--- Material ---
>>>
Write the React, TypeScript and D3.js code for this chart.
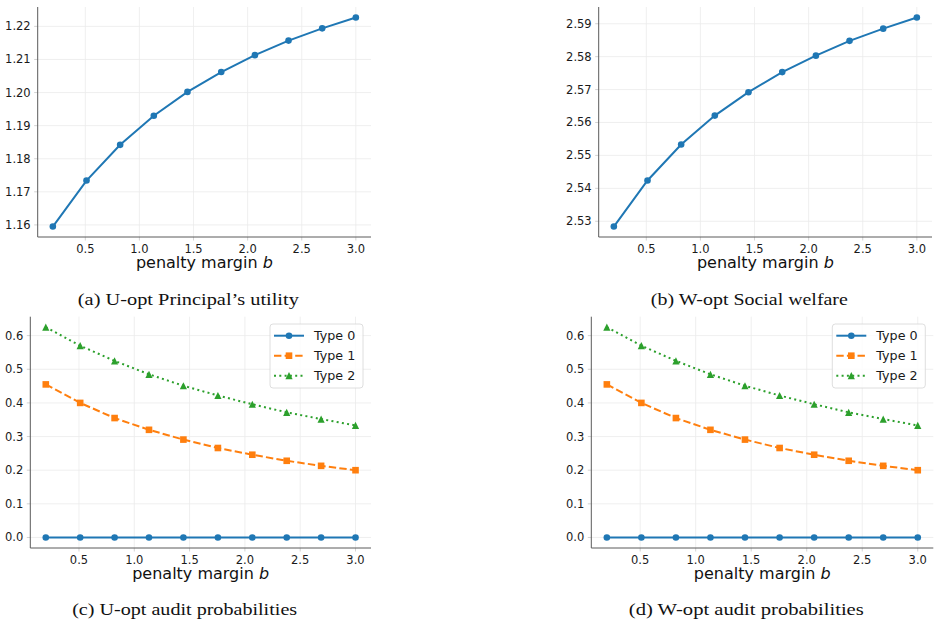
import React, { useRef, useEffect } from 'react';
import * as d3 from 'd3';

// penalty margin b (x values shared by every panel)
const penalty = [0.2, 0.511, 0.822, 1.133, 1.444, 1.756, 2.067, 2.378, 2.689, 3.0];

// (a) principal's utility under U-opt
const principalUtility = [1.1595, 1.1734, 1.1842, 1.193, 1.2002, 1.2062, 1.2113, 1.2157, 1.2194, 1.2227];
// (b) social welfare under W-opt
const socialWelfare = [2.5284, 2.5424, 2.5533, 2.5621, 2.5692, 2.5753, 2.5803, 2.5848, 2.5885, 2.5919];

// (c)/(d) audit probabilities per type
const auditType0 = [0, 0, 0, 0, 0, 0, 0, 0, 0, 0];
const auditType1 = [0.455, 0.4, 0.355, 0.32, 0.291, 0.266, 0.246, 0.228, 0.213, 0.2];
const auditType2 = [0.625, 0.57, 0.525, 0.485, 0.451, 0.422, 0.396, 0.372, 0.352, 0.333];

const typeLabels = ['Type 0', 'Type 1', 'Type 2'];

const xTicks = [0.5, 1.0, 1.5, 2.0, 2.5, 3.0];
const utilityTicks = [1.16, 1.17, 1.18, 1.19, 1.2, 1.21, 1.22];
const welfareTicks = [2.53, 2.54, 2.55, 2.56, 2.57, 2.58, 2.59];
const auditTicks = [0, 0.1, 0.2, 0.3, 0.4, 0.5, 0.6];

const captions = [
    '(a) U-opt Principal\u2019s utility',
    '(b) W-opt Social welfare',
    '(c) U-opt audit probabilities',
    '(d) W-opt audit probabilities',
];

const BLUE = '#1f77b4';
const ORANGE = '#ff7f0e';
const GREEN = '#2ca02c';
const SANS = 'DejaVu Sans, sans-serif';
const SERIF = 'Liberation Serif, serif';

const seriesStyles = [
    { color: BLUE, dash: null, marker: 'circle' },
    { color: ORANGE, dash: '7.4,3.2', marker: 'square' },
    { color: GREEN, dash: '2,3.3', marker: 'triangle' },
];

// matplotlib-style autoscale: data range plus 5% each side
const padded = (vals) => {
    const [lo, hi] = d3.extent(vals);
    const m = (hi - lo) * 0.05;
    return [lo - m, hi + m];
};

const drawMarker = (g, kind, x, y, color) => {
    const s = 3.3;
    if (kind === 'circle') {
        g.append('circle').attr('cx', x).attr('cy', y).attr('r', s).attr('fill', color);
    } else if (kind === 'square') {
        g.append('rect').attr('x', x - s).attr('y', y - s).attr('width', 2 * s).attr('height', 2 * s).attr('fill', color);
    } else {
        const t = 3.6;
        g.append('path')
            .attr('d', `M${x},${y - t}L${x + t},${y + t}L${x - t},${y + t}Z`)
            .attr('fill', color);
    }
};

const drawPanel = (svg, p) => {
    const { left, right, top, bottom, series, yTicks, yFmt, legend, caption, captionLen, captionY } = p;

    const x = d3.scaleLinear().domain(padded(penalty)).range([left, right]);
    const allY = series.flat();
    const y = d3.scaleLinear().domain(padded(allY)).range([bottom, top]);

    const g = svg.append('g');

    // grid
    g.selectAll('.gx').data(xTicks).join('line')
        .attr('x1', d => x(d)).attr('x2', d => x(d))
        .attr('y1', top).attr('y2', bottom)
        .attr('stroke', '#ebebeb').attr('stroke-width', 0.8);
    g.selectAll('.gy').data(yTicks).join('line')
        .attr('x1', left).attr('x2', right)
        .attr('y1', d => y(d)).attr('y2', d => y(d))
        .attr('stroke', '#ebebeb').attr('stroke-width', 0.8);

    // small tick marks
    g.selectAll('.ty').data(yTicks).join('line')
        .attr('x1', left - 3.5).attr('x2', left)
        .attr('y1', d => y(d)).attr('y2', d => y(d))
        .attr('stroke', '#c8c8c8').attr('stroke-width', 0.8);
    g.selectAll('.tx').data(xTicks).join('line')
        .attr('x1', d => x(d)).attr('x2', d => x(d))
        .attr('y1', bottom).attr('y2', bottom + 3.5)
        .attr('stroke', '#c8c8c8').attr('stroke-width', 0.8);

    // spines (left + bottom only)
    g.append('line').attr('x1', left).attr('x2', left).attr('y1', top).attr('y2', bottom)
        .attr('stroke', '#5a5a5a').attr('stroke-width', 1);
    g.append('line').attr('x1', left).attr('x2', right).attr('y1', bottom).attr('y2', bottom)
        .attr('stroke', '#5a5a5a').attr('stroke-width', 1);

    // tick labels
    g.selectAll('.lx').data(xTicks).join('text')
        .attr('x', d => x(d)).attr('y', bottom + 15.5)
        .attr('text-anchor', 'middle')
        .attr('font-family', SANS).attr('font-size', 11.5).attr('fill', '#1a1a1a')
        .text(d => d3.format('.1f')(d));
    g.selectAll('.ly').data(yTicks).join('text')
        .attr('x', left - 7).attr('y', d => y(d))
        .attr('text-anchor', 'end').attr('dominant-baseline', 'central')
        .attr('font-family', SANS).attr('font-size', 11.5).attr('fill', '#1a1a1a')
        .text(d => d3.format(yFmt)(d));

    // x label
    const xl = g.append('text')
        .attr('x', (left + right) / 2).attr('y', bottom + 31)
        .attr('text-anchor', 'middle')
        .attr('font-family', SANS).attr('font-size', 16).attr('fill', '#111');
    xl.append('tspan').text('penalty margin ');
    xl.append('tspan').attr('font-style', 'italic').text('b');

    // lines + markers
    const line = d3.line().x((d, i) => x(penalty[i])).y(d => y(d));
    series.forEach((vals, si) => {
        const st = seriesStyles[si];
        g.append('path')
            .attr('d', line(vals))
            .attr('fill', 'none')
            .attr('stroke', st.color)
            .attr('stroke-width', 2)
            .attr('stroke-dasharray', st.dash);
        vals.forEach((v, i) => drawMarker(g, st.marker, x(penalty[i]), y(v), st.color));
    });

    // legend
    if (legend) {
        const lw = 93, lh = 64;
        const lx = right - 8 - lw, ly = top + 7.3;
        g.append('rect')
            .attr('x', lx).attr('y', ly).attr('width', lw).attr('height', lh)
            .attr('rx', 3)
            .attr('fill', 'white').attr('fill-opacity', 0.8)
            .attr('stroke', '#d6d6d6').attr('stroke-width', 0.8);
        typeLabels.forEach((lab, i) => {
            const st = seriesStyles[i];
            const ry = ly + 11.7 + i * 20;
            g.append('line')
                .attr('x1', lx + 4).attr('x2', lx + 34)
                .attr('y1', ry).attr('y2', ry)
                .attr('stroke', st.color).attr('stroke-width', 2)
                .attr('stroke-dasharray', st.dash);
            drawMarker(g, st.marker, lx + 19, ry, st.color);
            g.append('text')
                .attr('x', lx + 44).attr('y', ry)
                .attr('dominant-baseline', 'central')
                .attr('font-family', SANS).attr('font-size', 12.7).attr('fill', '#1a1a1a')
                .text(lab);
        });
    }

    // subfigure caption
    svg.append('text')
        .attr('x', (left + right) / 2 - 16).attr('y', captionY)
        .attr('text-anchor', 'middle')
        .attr('font-family', SERIF).attr('font-size', 17).attr('fill', '#111')
        .attr('textLength', captionLen).attr('lengthAdjust', 'spacingAndGlyphs')
        .text(caption);
};

const App = () => {
    const svgRef = useRef();

    useEffect(() => {
        const svg = d3.select(svgRef.current);
        svg.selectAll('*').remove();

        drawPanel(svg, {
            left: 37.7, right: 371, top: 7, bottom: 237,
            series: [principalUtility], yTicks: utilityTicks, yFmt: '.2f',
            legend: false, caption: captions[0], captionLen: 221, captionY: 305,
        });
        drawPanel(svg, {
            left: 598.7, right: 932, top: 7, bottom: 237,
            series: [socialWelfare], yTicks: welfareTicks, yFmt: '.2f',
            legend: false, caption: captions[1], captionLen: 197, captionY: 305,
        });
        drawPanel(svg, {
            left: 30.3, right: 371, top: 316.7, bottom: 548,
            series: [auditType0, auditType1, auditType2], yTicks: auditTicks, yFmt: '.1f',
            legend: true, caption: captions[2], captionLen: 225, captionY: 615,
        });
        drawPanel(svg, {
            left: 591.3, right: 933.3, top: 316.7, bottom: 548,
            series: [auditType0, auditType1, auditType2], yTicks: auditTicks, yFmt: '.1f',
            legend: true, caption: captions[3], captionLen: 235, captionY: 615,
        });
    }, []);

    return (
        <svg ref={svgRef} width="940" height="627"
            style={{ position: 'absolute', left: 0, top: 0, background: 'white' }}></svg>
    );
};

export default App;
<<<
--- Your task ---
Leave out any pictures, please, and quote only the lines from the top of the data through the line that contains "const SERIF = 'Liberation Serif, serif';".

--- Answer to the task ---
Write the React, TypeScript and D3.js code for this chart.
import React, { useRef, useEffect } from 'react';
import * as d3 from 'd3';

// penalty margin b (x values shared by every panel)
const penalty = [0.2, 0.511, 0.822, 1.133, 1.444, 1.756, 2.067, 2.378, 2.689, 3.0];

// (a) principal's utility under U-opt
const principalUtility = [1.1595, 1.1734, 1.1842, 1.193, 1.2002, 1.2062, 1.2113, 1.2157, 1.2194, 1.2227];
// (b) social welfare under W-opt
const socialWelfare = [2.5284, 2.5424, 2.5533, 2.5621, 2.5692, 2.5753, 2.5803, 2.5848, 2.5885, 2.5919];

// (c)/(d) audit probabilities per type
const auditType0 = [0, 0, 0, 0, 0, 0, 0, 0, 0, 0];
const auditType1 = [0.455, 0.4, 0.355, 0.32, 0.291, 0.266, 0.246, 0.228, 0.213, 0.2];
const auditType2 = [0.625, 0.57, 0.525, 0.485, 0.451, 0.422, 0.396, 0.372, 0.352, 0.333];

const typeLabels = ['Type 0', 'Type 1', 'Type 2'];

const xTicks = [0.5, 1.0, 1.5, 2.0, 2.5, 3.0];
const utilityTicks = [1.16, 1.17, 1.18, 1.19, 1.2, 1.21, 1.22];
const welfareTicks = [2.53, 2.54, 2.55, 2.56, 2.57, 2.58, 2.59];
const auditTicks = [0, 0.1, 0.2, 0.3, 0.4, 0.5, 0.6];

const captions = [
    '(a) U-opt Principal\u2019s utility',
    '(b) W-opt Social welfare',
    '(c) U-opt audit probabilities',
    '(d) W-opt audit probabilities',
];

const BLUE = '#1f77b4';
const ORANGE = '#ff7f0e';
const GREEN = '#2ca02c';
const SANS = 'DejaVu Sans, sans-serif';
const SERIF = 'Liberation Serif, serif';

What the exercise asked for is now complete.